▶ _Problem_
Repeat every line of the material, character for character.

________________________________________

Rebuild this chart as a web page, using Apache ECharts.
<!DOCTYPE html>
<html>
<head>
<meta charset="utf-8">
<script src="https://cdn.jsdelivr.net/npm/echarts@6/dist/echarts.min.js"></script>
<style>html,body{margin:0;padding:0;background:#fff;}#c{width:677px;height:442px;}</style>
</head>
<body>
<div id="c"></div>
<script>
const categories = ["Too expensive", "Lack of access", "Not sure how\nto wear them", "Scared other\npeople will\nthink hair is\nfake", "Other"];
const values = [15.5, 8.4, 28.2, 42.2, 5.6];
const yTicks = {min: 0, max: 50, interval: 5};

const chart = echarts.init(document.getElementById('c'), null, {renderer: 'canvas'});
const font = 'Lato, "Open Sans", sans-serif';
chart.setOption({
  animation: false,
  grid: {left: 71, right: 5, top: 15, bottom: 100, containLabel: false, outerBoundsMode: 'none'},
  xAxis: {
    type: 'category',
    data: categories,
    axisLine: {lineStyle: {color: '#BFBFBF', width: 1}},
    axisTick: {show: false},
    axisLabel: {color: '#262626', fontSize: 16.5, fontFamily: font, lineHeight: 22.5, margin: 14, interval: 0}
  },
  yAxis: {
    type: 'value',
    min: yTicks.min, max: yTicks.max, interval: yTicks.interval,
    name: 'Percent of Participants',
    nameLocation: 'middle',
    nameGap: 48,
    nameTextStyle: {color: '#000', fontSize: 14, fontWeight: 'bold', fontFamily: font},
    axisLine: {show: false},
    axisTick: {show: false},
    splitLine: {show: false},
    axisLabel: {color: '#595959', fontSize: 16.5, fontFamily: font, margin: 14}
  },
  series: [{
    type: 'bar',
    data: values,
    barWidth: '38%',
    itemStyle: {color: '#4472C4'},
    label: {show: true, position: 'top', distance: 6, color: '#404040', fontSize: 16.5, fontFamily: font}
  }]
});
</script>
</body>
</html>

________________________________________

▶ _Task result_
Rebuild this chart as a web page, using Apache ECharts.
<!DOCTYPE html>
<html>
<head>
<meta charset="utf-8">
<script src="https://cdn.jsdelivr.net/npm/echarts@6/dist/echarts.min.js"></script>
<style>html,body{margin:0;padding:0;background:#fff;}#c{width:677px;height:442px;}</style>
</head>
<body>
<div id="c"></div>
<script>
const categories = ["Too expensive", "Lack of access", "Not sure how\nto wear them", "Scared other\npeople will\nthink hair is\nfake", "Other"];
const values = [15.5, 8.4, 28.2, 42.2, 5.6];
const yTicks = {min: 0, max: 50, interval: 5};

const chart = echarts.init(document.getElementById('c'), null, {renderer: 'canvas'});
const font = 'Lato, "Open Sans", sans-serif';
chart.setOption({
  animation: false,
  grid: {left: 71, right: 5, top: 15, bottom: 100, containLabel: false, outerBoundsMode: 'none'},
  xAxis: {
    type: 'category',
    data: categories,
    axisLine: {lineStyle: {color: '#BFBFBF', width: 1}},
    axisTick: {show: false},
    axisLabel: {color: '#262626', fontSize: 16.5, fontFamily: font, lineHeight: 22.5, margin: 14, interval: 0}
  },
  yAxis: {
    type: 'value',
    min: yTicks.min, max: yTicks.max, interval: yTicks.interval,
    name: 'Percent of Participants',
    nameLocation: 'middle',
    nameGap: 48,
    nameTextStyle: {color: '#000', fontSize: 14, fontWeight: 'bold', fontFamily: font},
    axisLine: {show: false},
    axisTick: {show: false},
    splitLine: {show: false},
    axisLabel: {color: '#595959', fontSize: 16.5, fontFamily: font, margin: 14}
  },
  series: [{
    type: 'bar',
    data: values,
    barWidth: '38%',
    itemStyle: {color: '#4472C4'},
    label: {show: true, position: 'top', distance: 6, color: '#404040', fontSize: 16.5, fontFamily: font}
  }]
});
</script>
</body>
</html>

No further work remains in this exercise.